Changabang is a mountain in the Garhwal Himalayas of Uttarakhand, India. It is part of a group of peaks that form the northeast wall of the Nanda Devi Sanctuary. It is a particularly steep and rocky peak, and all routes on it are serious undertakings. It has been the site of many significant climbs. It does not have a high topographic prominence, being slightly lower than its near neighbour Kalanka to the east, and lower than many other peaks in the immediate vicinity, but its steep rocky profile has made it a more attractive destination than its elevation would indicate. Changabang loosely translated means "shining mountain" in Hindi.

==Climbing==
===First ascent===
Changabang was first climbed on 4 June 1974 by an expedition led by Lt. Col Balwant Sandhu and Chris Bonington, via the Southeast Face, leading to the East Ridge. This is the easiest route on the mountain, and one of the few that is primarily a snow/ice climb, as opposed to a rock climb with some snow, ice, or mixed terrain.

===Notable ascents===
Other notable ascents include some of the hardest climbs ever done in the Himalayas.

- 1976 Southwest Ridge, Naoki Toda, Akira Kobayashi, Masahide Aida, Harumi Ohno, Yukio Asano and Teruyoshi Karino (Japanese Alpine Club) all reached the summit after 33 days of effort.
- 1976 West Wall, Peter Boardman and Joe Tasker, summit reached 15 October 1976. The route took over 25 days to ascend, and their use of big wall climbing techniques to overcome the serious, sustained difficulties was revolutionary. Boardman's account of the ascent, The Shining Mountain, won the 1979 John Llewellyn Rhys Prize for literature.
- 1978 Direct South Face, Wojciech Kurtyka (Pol.), Krzysztof Żurek (Pol.), Alex MacIntyre (UK) and John Porter (US-UK), summit reached 27 September 1978.
- 1981 South Ridge, Ugo Manera (Ita.), Lino Castiglia (Ita.) first summit via the South Ridge.

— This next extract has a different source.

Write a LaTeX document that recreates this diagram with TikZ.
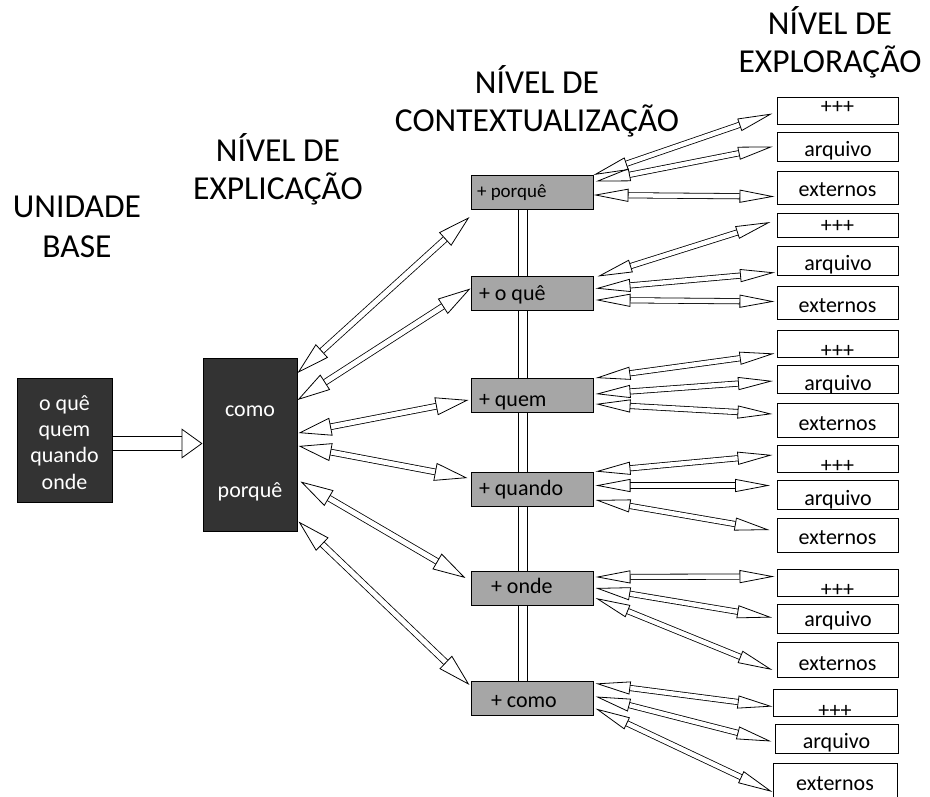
\documentclass[tikz,border=0pt]{standalone}
\usepackage{fontspec}
\setmainfont{Carlito}
\usetikzlibrary{arrows.meta,backgrounds}

\definecolor{boxdark}{RGB}{51,51,51}
\definecolor{boxgray}{RGB}{166,166,166}

% text inside a box: lowered by #1 (baseline below the centre)
\newcommand{\lowtext}[2]{\raisebox{-#1pt}{#2}}
% left aligned text in the gray boxes
\newcommand{\ctxtext}[3]{\raisebox{-#1pt}{\makebox[112pt][l]{\hspace*{#2pt}#3}}}

\begin{document}
\begin{tikzpicture}[x=1pt,y=-1pt,
  title/.style={align=center,anchor=base,font=\fontsize{33.5}{38}\selectfont},
  darkbox/.style={draw,fill=boxdark,text=white,line width=1pt,inner sep=0pt,
    text height=0pt,text depth=0pt,font=\fontsize{22}{26.3}\selectfont},
  ctxbox/.style={draw,fill=boxgray,line width=1pt,minimum width=122pt,minimum height=34pt,
    inner sep=0pt,text height=0pt,text depth=0pt,font=\fontsize{22}{26}\selectfont},
  expbox/.style={draw,fill=white,line width=1pt,minimum width=121pt,minimum height=28pt,
    inner sep=0pt,text height=0pt,text depth=0pt,font=\fontsize{22}{26}\selectfont},
  bigarrow/.style={double,double distance=5pt,line width=0.8pt,
    {Triangle[open,length=33pt,width=18pt,line width=0.8pt]}-{Triangle[open,length=33pt,width=18pt,line width=0.8pt]}},
  ctxarrow/.style={double,double distance=4.5pt,line width=0.8pt,
    {Triangle[open,length=35pt,width=13pt,line width=0.8pt]}-{Triangle[open,length=35pt,width=13pt,line width=0.8pt]}}
]
\useasboundingbox (0,0) rectangle (930,796);

% titles (anchor on the last line)
\node[title,font=\fontsize{33.5}{40}\selectfont] (tbase) at (77,257) {UNIDADE\\BASE};
\node[title] (texpl) at (278,199) {NÍVEL DE\\EXPLICAÇÃO};
\node[title] (tctx) at (537,131) {NÍVEL DE\\CONTEXTUALIZAÇÃO};
\node[title] (texp) at (830,72) {NÍVEL DE\\EXPLORAÇÃO};

% base unit and explanation
\node[darkbox,minimum width=95pt,minimum height=124pt] (base) at (64.5,440)
  {\lowtext{9.7}{\begin{tabular}{@{}c@{}}o quê\\quem\\quando\\onde\end{tabular}}};
\node[darkbox,minimum width=94pt,minimum height=173pt] (expl) at (250,444.5)
  {\lowtext{12.5}{\begin{tabular}{@{}c@{}}como\\[54pt]porquê\end{tabular}}};

% context level
\node[ctxbox] (cporque) at (532,192.5) {\fontsize{19}{21}\selectfont\ctxtext{4.5}{1}{+ porquê}};
\node[ctxbox] (coque) at (532,293.5) {\ctxtext{6.5}{3}{+ o quê}};
\node[ctxbox] (cquem) at (532,395) {\ctxtext{11}{3}{+ quem}};
\node[ctxbox] (cquando) at (532,489.5) {\ctxtext{5.5}{3}{+ quando}};
\node[ctxbox] (conde) at (532,588) {\ctxtext{5}{15}{+ onde}};
\node[ctxbox] (ccomo) at (532,698.5) {\ctxtext{8.5}{15}{+ como}};

% exploration level
\node[expbox,minimum height=27pt] (e11) at (837.5,110.5) {\lowtext{3}{+++}};
\node[expbox,minimum height=29pt] (e12) at (838,146.5) {\lowtext{10}{arquivo}};
\node[expbox,minimum height=33pt] (e13) at (837.5,187.5) {\lowtext{8.5}{externos}};
\node[expbox,minimum height=24pt] (e21) at (837.5,225) {\lowtext{7.7}{+++}};
\node[expbox,minimum height=29pt] (e22) at (838,260.5) {\lowtext{9.5}{arquivo}};
\node[expbox,minimum height=33pt] (e23) at (837.5,302.5) {\lowtext{9.5}{externos}};
\node[expbox,minimum height=27pt] (e31) at (837.5,343.5) {\lowtext{14}{+++}};
\node[expbox,minimum height=28pt] (e32) at (838,379) {\lowtext{11}{arquivo}};
\node[expbox,minimum height=34pt] (e33) at (837.5,420) {\lowtext{10}{externos}};
\node[expbox,minimum height=27pt] (e41) at (837.5,458.5) {\lowtext{14}{+++}};
\node[expbox,minimum height=29pt] (e42) at (838,494.5) {\lowtext{10.5}{arquivo}};
\node[expbox,minimum height=34pt] (e43) at (837.5,535) {\lowtext{9}{externos}};
\node[expbox,minimum height=27pt] (e51) at (837.5,582.5) {\lowtext{14}{+++}};
\node[expbox,minimum height=29pt] (e52) at (838,618.5) {\lowtext{8}{arquivo}};
\node[expbox,minimum height=35pt] (e53) at (837.5,659.5) {\lowtext{10.5}{externos}};
\node[expbox,minimum width=124pt,minimum height=27pt] (e61) at (835,702.5) {\lowtext{15}{+++}};
\node[expbox,minimum width=123pt,minimum height=29pt] (e62) at (836.5,738.5) {\lowtext{9.5}{arquivo}};
\node[expbox,minimum width=124pt,minimum height=34pt] (e63) at (835,780) {\lowtext{10.5}{externos}};

% double bar behind the gray boxes
\begin{scope}[on background layer]
\draw[double,double distance=8pt,line width=1pt] ([xshift=-9pt]cporque.south) -- ([xshift=-9pt]ccomo.north);
\end{scope}

% base -> explanation
\draw[double,double distance=13pt,line width=0.8pt,-{Triangle[open,length=21pt,width=30pt,line width=0.8pt]}]
  ([shift={(0,3.5)}]base.east) -- ([shift={(0,-1)}]expl.west);

% explanation <-> context
\draw[bigarrow] ([shift={(0,-71.5)}]expl.east) -- ([shift={(-1,24.5)}]cporque.west);
\draw[bigarrow] ([shift={(0,-44.5)}]expl.east) -- ([shift={(0,-5)}]coque.west);
\draw[bigarrow] ([shift={(1,-11.5)}]expl.east) -- ([shift={(-2,5)}]cquem.west);
\draw[bigarrow] ([shift={(1,1.5)}]expl.east) -- ([shift={(-3,-11.5)}]cquando.west);
\draw[bigarrow] ([shift={(3,37)}]expl.east) -- ([shift={(-5,-10)}]conde.west);
\draw[bigarrow] ([shift={(1,77)}]expl.east) -- ([shift={(-1,-13.5)}]ccomo.west);

% context <-> exploration
\draw[ctxarrow] ([shift={(0,-17.5)}]cporque.east) -- ([shift={(-4,3)}]e11.west);
\draw[ctxarrow] ([shift={(2,-11)}]cporque.east) -- ([shift={(-4,0)}]e12.west);
\draw[ctxarrow] ([shift={(0,2.5)}]cporque.east) -- ([shift={(-2,9)}]e13.west);
\draw[ctxarrow] ([shift={(4,-17)}]coque.east) -- ([shift={(-6,-3)}]e21.west);
\draw[ctxarrow] ([shift={(2,-5)}]coque.east) -- ([shift={(-2,12)}]e22.west);
\draw[ctxarrow] ([shift={(2,6.5)}]coque.east) -- ([shift={(-2,-1)}]e23.west);
\draw[ctxarrow] ([shift={(2,-17)}]cquem.east) -- ([shift={(-2,10)}]e31.west);
\draw[ctxarrow] ([shift={(2,-1)}]cquem.east) -- ([shift={(-4,2)}]e32.west);
\draw[ctxarrow] ([shift={(2,9)}]cquem.east) -- ([shift={(-4,-6)}]e33.west);
\draw[ctxarrow] ([shift={(2,-18)}]cquando.east) -- ([shift={(-4,-3.5)}]e41.west);
\draw[ctxarrow] ([shift={(2,-4)}]cquando.east) -- ([shift={(-7,-9)}]e42.west);
\draw[ctxarrow] ([shift={(2,10.5)}]cquando.east) -- ([shift={(-7,-5)}]e43.west);
\draw[ctxarrow] ([shift={(2,-11)}]conde.east) -- ([shift={(-2,-6)}]e51.west);
\draw[ctxarrow] ([shift={(2,0)}]conde.east) -- ([shift={(-5,-1)}]e52.west);
\draw[ctxarrow] ([shift={(2,10)}]conde.east) -- ([shift={(-4,10.5)}]e53.west);
\draw[ctxarrow] ([shift={(2,-15)}]ccomo.east) -- ([shift={(0,4)}]e61.west);
\draw[ctxarrow] ([shift={(2,-2)}]ccomo.east) -- ([shift={(-3,3)}]e62.west);
\draw[ctxarrow] ([shift={(2,10)}]ccomo.east) -- ([shift={(0,12)}]e63.west);
\end{tikzpicture}
\end{document}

- 1997 North Face, Andy Cave and Brendan Murphy (summit) with Mick Fowler and Steve Sustad (to summit ridge) made the first ascent of the North Face of Changabang, a 1,600 m (5,250 ft) route involving steep, sustained ice, mixed, and rock climbing. (Murphy was hit by an avalanche and swept off the face to his death on the descent.)
- 1998 The Lightning Route, Carlos Buhler (US) and a team of Russians (Andrei Volkov, Andrei Mariev, Ivan Dusharin and Pavel Chabaline) established a demanding new route on the north face: (VII 5.9 A4 WI4, 1580m)

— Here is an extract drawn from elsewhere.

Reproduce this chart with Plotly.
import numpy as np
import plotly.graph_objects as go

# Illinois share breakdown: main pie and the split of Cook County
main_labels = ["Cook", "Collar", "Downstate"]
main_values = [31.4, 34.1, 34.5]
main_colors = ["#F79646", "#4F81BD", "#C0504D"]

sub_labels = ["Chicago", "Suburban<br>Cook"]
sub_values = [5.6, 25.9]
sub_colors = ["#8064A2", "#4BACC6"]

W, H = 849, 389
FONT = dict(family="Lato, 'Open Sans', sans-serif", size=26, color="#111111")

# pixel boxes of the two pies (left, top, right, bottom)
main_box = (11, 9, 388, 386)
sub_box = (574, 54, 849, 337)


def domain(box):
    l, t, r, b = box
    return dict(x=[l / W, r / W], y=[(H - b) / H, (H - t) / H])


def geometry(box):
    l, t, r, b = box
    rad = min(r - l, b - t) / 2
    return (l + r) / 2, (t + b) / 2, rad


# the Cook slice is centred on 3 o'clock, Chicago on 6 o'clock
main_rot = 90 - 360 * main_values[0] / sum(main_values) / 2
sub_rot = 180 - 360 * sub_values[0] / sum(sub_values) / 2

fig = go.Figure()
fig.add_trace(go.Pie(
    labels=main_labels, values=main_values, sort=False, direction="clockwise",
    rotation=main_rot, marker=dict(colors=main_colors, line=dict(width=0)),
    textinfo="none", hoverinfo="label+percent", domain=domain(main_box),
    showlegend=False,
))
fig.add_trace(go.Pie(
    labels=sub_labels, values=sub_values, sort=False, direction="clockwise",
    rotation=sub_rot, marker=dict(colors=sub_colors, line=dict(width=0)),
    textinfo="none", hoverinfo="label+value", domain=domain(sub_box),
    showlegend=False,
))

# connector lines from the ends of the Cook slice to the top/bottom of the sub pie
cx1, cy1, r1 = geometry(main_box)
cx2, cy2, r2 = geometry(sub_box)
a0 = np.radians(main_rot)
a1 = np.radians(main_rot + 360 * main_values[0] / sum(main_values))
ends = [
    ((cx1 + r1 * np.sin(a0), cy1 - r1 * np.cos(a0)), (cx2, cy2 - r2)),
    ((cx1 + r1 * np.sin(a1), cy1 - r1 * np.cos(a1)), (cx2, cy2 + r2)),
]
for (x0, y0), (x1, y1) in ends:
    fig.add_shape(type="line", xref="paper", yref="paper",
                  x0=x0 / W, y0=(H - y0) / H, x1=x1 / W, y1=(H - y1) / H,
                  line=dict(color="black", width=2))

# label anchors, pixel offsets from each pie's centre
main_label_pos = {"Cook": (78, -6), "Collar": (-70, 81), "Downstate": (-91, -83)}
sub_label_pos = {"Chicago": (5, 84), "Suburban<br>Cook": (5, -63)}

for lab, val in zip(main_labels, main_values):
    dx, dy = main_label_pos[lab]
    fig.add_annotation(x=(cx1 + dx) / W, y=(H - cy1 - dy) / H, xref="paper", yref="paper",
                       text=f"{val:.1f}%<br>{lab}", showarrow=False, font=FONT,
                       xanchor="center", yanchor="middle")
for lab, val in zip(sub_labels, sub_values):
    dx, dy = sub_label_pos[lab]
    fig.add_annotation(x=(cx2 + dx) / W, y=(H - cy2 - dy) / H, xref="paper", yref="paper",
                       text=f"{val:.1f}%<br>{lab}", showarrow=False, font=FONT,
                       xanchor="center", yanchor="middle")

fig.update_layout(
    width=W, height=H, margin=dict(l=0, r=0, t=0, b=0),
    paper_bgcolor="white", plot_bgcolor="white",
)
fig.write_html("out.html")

- 2006 A New Route, On 12 October 2006, two Mexican climbers, Andrés Delgado and Alfonso de la Parra, summitted Changabang by a new route. While descending, they encountered a storm and were officially reported missing by the Indian Mountaineering Federation on 15 October, when they last made contact via satellite phone. An initial rescue effort was made despite harsh weather conditions, but on 8 November the search was cancelled due to continued harsh weather.
- 2022 The 2nd Ascent of West Wall, Matthew Scholes, Kim Ladiges from Australia and Daniel Joll from New Zealand made the second ascent of the West Ridge in the first week of May.